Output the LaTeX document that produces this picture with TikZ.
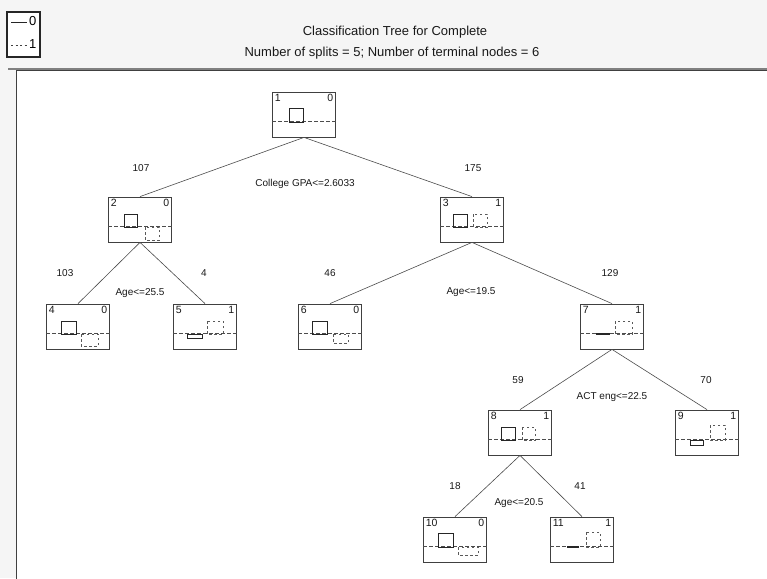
\documentclass[tikz,border=0pt]{standalone}
\usepackage{fontspec}
\setmainfont{Liberation Sans}
\begin{document}
\begin{tikzpicture}[x=1pt,y=-1pt,
  tbox/.style={draw=black!75,line width=0.8pt,minimum width=63pt,minimum height=45pt,inner sep=0pt},
  dline/.style={draw=black!70,dashed,dash pattern=on 3.5pt off 2.5pt,line width=0.7pt},
  sbar/.style={draw=black!85,line width=0.9pt},
  dbar/.style={draw=black!65,dashed,dash pattern=on 2.5pt off 2.5pt,line width=0.7pt},
  conn/.style={draw=black!70,line width=0.6pt},
  lbl/.style={font=\fontsize{10}{11}\selectfont,text=black!90,inner sep=0pt},
  num/.style={font=\fontsize{10.5}{11}\selectfont,text=black!90,inner xsep=2.5pt,inner ysep=2pt}]
\useasboundingbox (0,0) rectangle (767,578);
\fill[black!4] (0,0) rectangle (767,578);
\filldraw[fill=white,draw=black!75,line width=0.9pt] (16,70) rectangle (775,590);
\draw[black!50,line width=1.4pt] (8,69) -- (767,69);
% legend
\node[draw=black!85,line width=1.1pt,minimum width=33pt,minimum height=45pt,inner sep=0pt,fill=white] (legend) at (23.5,34.5) {};
\coordinate (l0a) at (11,22); \coordinate (l0b) at (27,22);
\coordinate (l1a) at (11,45); \coordinate (l1b) at (27,45);
\draw[black!85,line width=0.8pt] (l0a) -- (l0b);
\draw[black!75,dashed,dash pattern=on 2pt off 2.5pt,line width=0.7pt] (l1a) -- (l1b);
\node[font=\fontsize{13}{14}\selectfont,anchor=west,inner sep=0pt] (leg0) at (29,21.5) {0};
\node[font=\fontsize{13}{14}\selectfont,anchor=west,inner sep=0pt] (leg1) at (29,44.5) {1};
% title
\node[font=\fontsize{13}{15}\selectfont,text=black!90] (title) at (395,32) {Classification Tree for Complete};
\node[font=\fontsize{13}{15}\selectfont,text=black!90] (subtitle) at (392,53) {Number of splits = 5; Number of terminal nodes = 6};
% tree boxes
\newcommand\treebox[5]{%
  \node[tbox] (#1) at (#2,{#3+22.5}) {};
  \draw[dline] ([yshift=-30pt]#1.north west) -- ([yshift=-30pt]#1.north east);
  \node[num,anchor=north west] (#1id) at (#1.north west) {#4};
  \node[num,anchor=north east] (#1cl) at (#1.north east) {#5};}
\treebox{n1}{304}{92}{1}{0}
\treebox{n2}{140}{197}{2}{0}
\treebox{n3}{472}{197}{3}{1}
\treebox{n4}{78}{304}{4}{0}
\treebox{n5}{205}{304}{5}{1}
\treebox{n6}{330}{304}{6}{0}
\treebox{n7}{612}{304}{7}{1}
\treebox{n8}{520}{410}{8}{1}
\treebox{n9}{707}{410}{9}{1}
\treebox{n10}{455}{517}{10}{0}
\treebox{n11}{582}{517}{11}{1}
% bars
\draw[sbar] (289,108) rectangle (303,122);
\draw[sbar] (124,214) rectangle (137,227);
\draw[dbar] (145,227) rectangle (159,240);
\draw[sbar] (453,214) rectangle (467,227);
\draw[dbar] (473,214) rectangle (487,227);
\draw[sbar] (61,321) rectangle (76,334);
\draw[dbar] (81,334) rectangle (98,346);
\draw[sbar] (187,334) rectangle (202,338);
\draw[dbar] (207,321) rectangle (223,334);
\draw[sbar] (312,321) rectangle (327,334);
\draw[dbar] (333,334) rectangle (348,343);
\draw[sbar,line width=1.6pt] (596,334) -- (610,334);
\draw[dbar] (615,321) rectangle (632,334);
\draw[sbar] (501,427) rectangle (515,440);
\draw[dbar] (522,427) rectangle (535,440);
\draw[sbar] (690,440) rectangle (703,445);
\draw[dbar] (710,425) rectangle (725,440);
\draw[sbar] (438,533) rectangle (453,547);
\draw[dbar] (458,547) rectangle (478,555);
\draw[sbar,line width=1.2pt] (567,547) -- (579,547);
\draw[dbar] (586,532) rectangle (600,547);
% connectors
\draw[conn] (n1.south) -- (n2.north);
\draw[conn] (n1.south) -- (n3.north);
\draw[conn] (n2.south) -- (n4.north);
\draw[conn] (n2.south) -- (n5.north);
\draw[conn] (n3.south) -- (n6.north);
\draw[conn] (n3.south) -- (n7.north);
\draw[conn] (n7.south) -- (n8.north);
\draw[conn] (n7.south) -- (n9.north);
\draw[conn] (n8.south) -- (n10.north);
\draw[conn] (n8.south) -- (n11.north);
% labels
\node[lbl] (c12) at (141,168) {107};
\node[lbl] (c13) at (473,168) {175};
\node[lbl] (s1) at (305,184) {College GPA<=2.6033};
\node[lbl] (c24) at (65,273) {103};
\node[lbl] (c25) at (204,273) {4};
\node[lbl] (s2) at (140,293) {Age<=25.5};
\node[lbl] (c36) at (330,273) {46};
\node[lbl] (c37) at (610,273) {129};
\node[lbl] (s3) at (471,292) {Age<=19.5};
\node[lbl] (c78) at (518,380) {59};
\node[lbl] (c79) at (706,380) {70};
\node[lbl] (s7) at (612,397) {ACT eng<=22.5};
\node[lbl] (c810) at (455,486) {18};
\node[lbl] (c811) at (580,486) {41};
\node[lbl] (s8) at (519,503) {Age<=20.5};
\end{tikzpicture}
\end{document}
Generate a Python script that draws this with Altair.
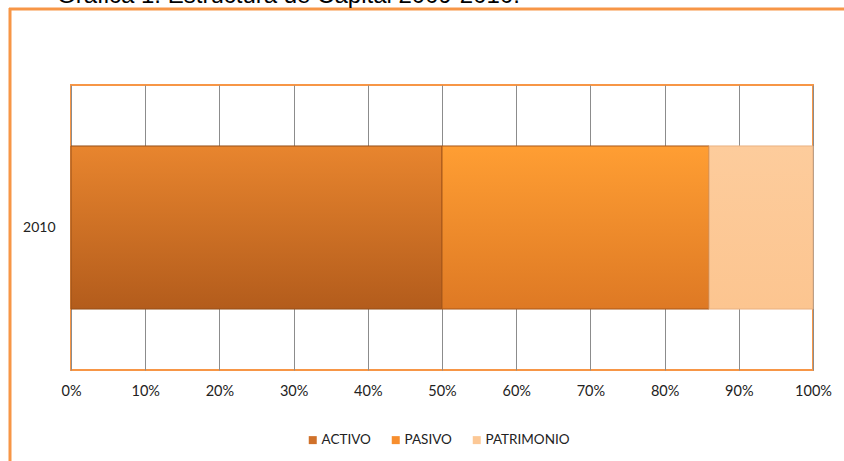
import altair as alt
import pandas as pd

# ---- data ----
anios = ["2010"]
categorias = ["ACTIVO", "PASIVO", "PATRIMONIO"]
valores = [50, 36, 14]
orden = [1, 2, 3]
ticks_x = [0, 0.1, 0.2, 0.3, 0.4, 0.5, 0.6, 0.7, 0.8, 0.9, 1.0]
titulo = "Gráfica 1. Estructura de Capital 2009-2010."

colores_solidos = ["#D0712A", "#F78E2E", "#FCC896"]
grad_top = {"ACTIVO": "#E8852E", "PASIVO": "#FF9E33", "PATRIMONIO": "#FDCC9C"}
grad_bot = {"ACTIVO": "#B35C1C", "PASIVO": "#DE7924", "PATRIMONIO": "#FCC590"}
stroke_seg = {"ACTIVO": "#95501A", "PASIVO": "#A8581A", "PATRIMONIO": "#E9B182"}

ORANGE = "#F79646"

df = pd.DataFrame({
    "anio": anios * len(categorias),
    "categoria": categorias,
    "valor": valores,
    "orden": orden,
})

W, H = 742, 285
PAD_L, PAD_T = 71, 85

base = alt.Chart(df).transform_stack(
    stack="valor",
    groupby=["anio"],
    as_=["x0", "x1"],
    sort=[alt.SortField("orden", order="ascending")],
    offset="normalize",
)

y_enc = alt.Y(
    "anio:N",
    title=None,
    scale=alt.Scale(paddingInner=0, paddingOuter=0.374),
    axis=alt.Axis(labelAngle=0, ticks=False, domain=False, labelPadding=16,
                  labelFontSize=14, labelFont="Lato", labelColor="#222222",
                  grid=False),
)
x_enc = alt.X(
    "x0:Q",
    title=None,
    scale=alt.Scale(domain=[0, 1], nice=False),
    axis=alt.Axis(format="%", values=ticks_x, ticks=False, domain=False,
                  labelPadding=14, labelFontSize=14.5, labelFont="Lato",
                  labelColor="#222222", grid=True, gridColor="#8C8C8C",
                  gridWidth=1, labelFlush=False),
)

solid = base.mark_bar().encode(
    x=x_enc,
    x2="x1:Q",
    y=y_enc,
    color=alt.Color(
        "categoria:N",
        scale=alt.Scale(domain=categorias, range=colores_solidos),
        legend=alt.Legend(
            title=None, orient="none", direction="horizontal",
            legendX=235, legendY=348, symbolType="square", symbolSize=64,
            labelFont="Lato", labelFontSize=13.5, labelColor="#222222",
            columnPadding=18, labelOffset=2, symbolStrokeWidth=0,
        ),
    ),
)

layers = [solid]
for c in categorias:
    g = alt.Gradient(
        gradient="linear",
        stops=[
            alt.GradientStop(color=grad_top[c], offset=0),
            alt.GradientStop(color=grad_bot[c], offset=1),
        ],
        x1=0, x2=0, y1=0, y2=1,
    )
    layers.append(
        base.transform_filter(alt.datum.categoria == c)
        .mark_bar(fill=g, stroke=stroke_seg[c], strokeWidth=1)
        .encode(x="x0:Q", x2="x1:Q", y="anio:N")
    )

frame_df = pd.DataFrame({"k": [0]})
left_rule = alt.Chart(frame_df).mark_rule(color=ORANGE, strokeWidth=3).encode(
    x=alt.value(10 - PAD_L), y=alt.value(8 - PAD_T), y2=alt.value(461 - PAD_T + 5)
)
top_rule = alt.Chart(frame_df).mark_rule(color=ORANGE, strokeWidth=3).encode(
    x=alt.value(9 - PAD_L), x2=alt.value(844 - PAD_L + 5), y=alt.value(9 - PAD_T)
)
title_txt = alt.Chart(frame_df).mark_text(
    align="left", baseline="alphabetic", font="Liberation Sans", fontSize=24,
    color="#000000",
).encode(
    x=alt.value(57 - PAD_L), y=alt.value(3 - PAD_T), text=alt.value(titulo)
)

chart = alt.layer(*layers, left_rule, top_rule, title_txt).properties(
    width=W,
    height=H,
    autosize=alt.AutoSizeParams(type="none"),
    padding={"left": PAD_L, "top": PAD_T, "right": 844 - PAD_L - W, "bottom": 461 - PAD_T - H},
    background="white",
).configure_view(stroke=ORANGE, strokeWidth=2)

chart.save("out.html", embed_options={"renderer": "svg", "actions": False})
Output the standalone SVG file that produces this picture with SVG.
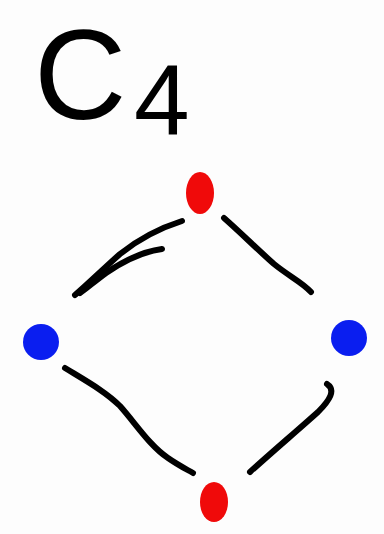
<svg xmlns="http://www.w3.org/2000/svg" width="384" height="534" viewBox="0 0 384 534">
<style>
.lbl{font-family:"Liberation Sans","DejaVu Sans",sans-serif;fill:#000;}
.edge{fill:none;stroke:#000;stroke-width:6;stroke-linecap:round;stroke-linejoin:round;}
.red{fill:#f00a0a;}
.blue{fill:#0a1ef0;}
</style>
<rect width="384" height="534" fill="#fdfdfd"/>
<g id="title">
<text class="lbl" x="34" y="119" font-size="128">C</text>
<text class="lbl" x="134" y="135" font-size="100">4</text>
</g>
<g id="connectors">
<path class="edge" d="M182,221 C160,228 140,238 120,254 C102,270 88,284 75,295"/>
<path class="edge" d="M162,249 C140,252 122,262 106,273 C95,281 86,289 80,293"/>
<path class="edge" d="M224,218 C240,232 258,250 274,264 C290,277 302,282 311,292"/>
<path class="edge" d="M65,368 C88,382 106,392 120,406 C136,424 150,446 168,458 C178,465 186,469 193,473"/>
<path class="edge" d="M250,472 C272,452 298,430 318,412 C330,400 336,390 327,384"/>
</g>
<g id="node-top"><ellipse class="red" cx="200" cy="193" rx="14" ry="21"/></g>
<g id="node-left"><circle class="blue" cx="41" cy="342" r="18"/></g>
<g id="node-right"><circle class="blue" cx="349" cy="338" r="18"/></g>
<g id="node-bottom"><ellipse class="red" cx="214" cy="502" rx="14" ry="20"/></g>
</svg>
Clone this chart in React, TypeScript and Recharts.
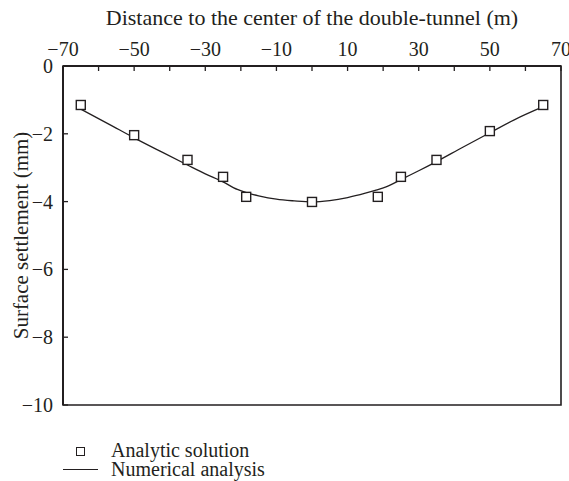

---

[Aim] From the records above, copy every line that holds the word "produces".

[Task output]
Output the LaTeX document that produces this picture with TikZ.
Output the standalone SVG file that produces this picture with SVG.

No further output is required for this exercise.